**Given material:**
________________________
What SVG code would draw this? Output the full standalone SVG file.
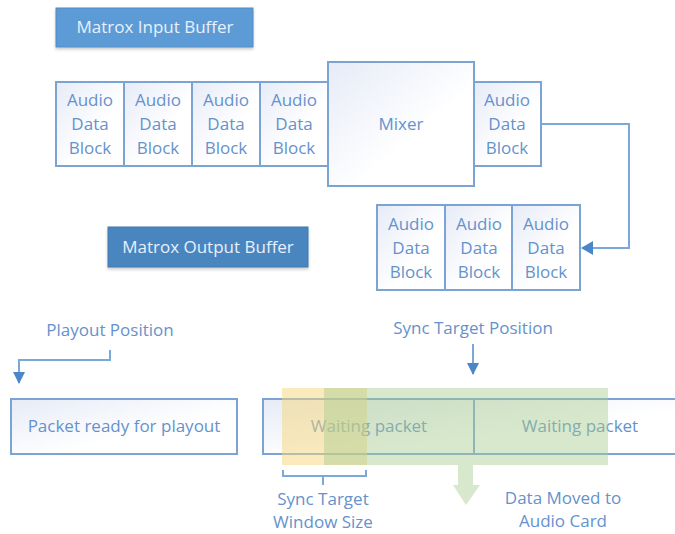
<svg xmlns="http://www.w3.org/2000/svg" width="675" height="534" viewBox="0 0 675 534">
<defs>
<linearGradient id="g" x1="0" y1="0" x2="1" y2="1">
<stop offset="0" stop-color="#e6ebf7"/><stop offset="0.6" stop-color="#ffffff"/><stop offset="1" stop-color="#ffffff"/>
</linearGradient>
<filter id="sh" x="-10%" y="-20%" width="120%" height="150%"><feDropShadow dx="0" dy="2" stdDeviation="1.5" flood-color="#000" flood-opacity="0.2"/></filter>
<marker id="ah" viewBox="0 0 12 12" refX="11" refY="6" markerWidth="12" markerHeight="12" markerUnits="userSpaceOnUse" orient="auto"><path d="M0,0 L12,6 L0,12 Z" fill="#4a86c8"/></marker>
<marker id="ah2" viewBox="0 0 12 14" refX="11" refY="7" markerWidth="12" markerHeight="14" markerUnits="userSpaceOnUse" orient="auto"><path d="M0,0 L12,7 L0,14 Z" fill="#4a86c8"/></marker>
</defs>
<style>
.b{fill:url(#g);stroke:#7ba4d4;stroke-width:2}
.t{font-family:"Open Sans","Noto Sans",sans-serif;font-size:17px;fill:#6592cc;text-anchor:middle}
.lb{font-family:"Open Sans","Noto Sans",sans-serif;font-size:17px;fill:#6592cc;text-anchor:middle}
.hd{font-family:"Open Sans","Noto Sans",sans-serif;font-size:17px;fill:#e8f0fa;text-anchor:middle}
.c{fill:none;stroke:#7ba8da;stroke-width:2}
</style>
<g id="input-buffer"><rect x="56" y="8" width="197" height="39" fill="#5b9bd5" stroke="#4f8cc6" filter="url(#sh)"/><text class="hd" x="155" y="33">Matrox Input Buffer</text></g>
<g id="output-buffer"><rect x="108" y="227" width="200" height="40" fill="#4a86c0" stroke="#3f78b0" filter="url(#sh)"/><text class="hd" x="208" y="253">Matrox Output Buffer</text></g>
<g id="in1"><rect class="b" x="56" y="82" width="68" height="84"/><text class="t"><tspan x="90" y="106">Audio</tspan><tspan x="90" y="130">Data</tspan><tspan x="90" y="154">Block</tspan></text></g>
<g id="in2"><rect class="b" x="124" y="82" width="68" height="84"/><text class="t"><tspan x="158" y="106">Audio</tspan><tspan x="158" y="130">Data</tspan><tspan x="158" y="154">Block</tspan></text></g>
<g id="in3"><rect class="b" x="192" y="82" width="68" height="84"/><text class="t"><tspan x="226" y="106">Audio</tspan><tspan x="226" y="130">Data</tspan><tspan x="226" y="154">Block</tspan></text></g>
<g id="in4"><rect class="b" x="260" y="82" width="68" height="84"/><text class="t"><tspan x="294" y="106">Audio</tspan><tspan x="294" y="130">Data</tspan><tspan x="294" y="154">Block</tspan></text></g>
<g id="mixer"><rect class="b" x="328" y="62" width="146" height="124"/><text class="t" x="401" y="130">Mixer</text></g>
<g id="mixout"><rect class="b" x="474" y="82" width="67" height="84"/><text class="t"><tspan x="507" y="106">Audio</tspan><tspan x="507" y="130">Data</tspan><tspan x="507" y="154">Block</tspan></text></g>
<g id="out1"><rect class="b" x="377" y="205" width="68" height="85"/><text class="t"><tspan x="411" y="230">Audio</tspan><tspan x="411" y="254">Data</tspan><tspan x="411" y="278">Block</tspan></text></g>
<g id="out2"><rect class="b" x="445" y="205" width="67" height="85"/><text class="t"><tspan x="479" y="230">Audio</tspan><tspan x="479" y="254">Data</tspan><tspan x="479" y="278">Block</tspan></text></g>
<g id="out3"><rect class="b" x="512" y="205" width="68" height="85"/><text class="t"><tspan x="546" y="230">Audio</tspan><tspan x="546" y="254">Data</tspan><tspan x="546" y="278">Block</tspan></text></g>
<g id="ready"><rect class="b" x="11" y="399" width="226" height="55"/><text class="t" x="124" y="432">Packet ready for playout</text></g>
<g id="waiting"><rect class="b" x="263" y="399" width="420" height="55"/><line x1="474" y1="399" x2="474" y2="454" stroke="#7ba4d4" stroke-width="2"/><text class="t" x="369" y="432">Waiting packet</text><text class="t" x="580" y="432">Waiting packet</text></g>
<g id="window">
<rect x="282" y="388" width="85" height="77" fill="#f5d67a" fill-opacity="0.5"/>
<rect x="324" y="388" width="284" height="77" fill="#a9cc8e" fill-opacity="0.45"/>
<path d="M458,465 H473 V485 H480 L466,505 L453,485 H458 Z" fill="#a9cc8e" fill-opacity="0.45"/>
</g>
<g id="connectors">
<path class="c" d="M541,124 H629 V248 H582" marker-end="url(#ah2)"/>
<path class="c" d="M110,350 V360 H19 V383" marker-end="url(#ah)"/>
<path class="c" d="M473,344 V374" marker-end="url(#ah)"/>
<path class="c" d="M283,470 V476 H366 V470 M323,476 V485"/>
</g>
<g id="labels">
<text class="lb" x="110" y="336">Playout Position</text>
<text class="lb" x="473" y="334">Sync Target Position</text>
<text class="lb"><tspan x="323" y="505">Sync Target</tspan><tspan x="323" y="528">Window Size</tspan></text>
<text class="lb"><tspan x="563" y="504">Data Moved to</tspan><tspan x="563" y="527">Audio Card</tspan></text>
</g>
</svg>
________________________
**Exercise task:**
Pull out every line containing "Output".

**Result for this task:**
What SVG code would draw this? Output the full standalone SVG file.
<g id="output-buffer"><rect x="108" y="227" width="200" height="40" fill="#4a86c0" stroke="#3f78b0" filter="url(#sh)"/><text class="hd" x="208" y="253">Matrox Output Buffer</text></g>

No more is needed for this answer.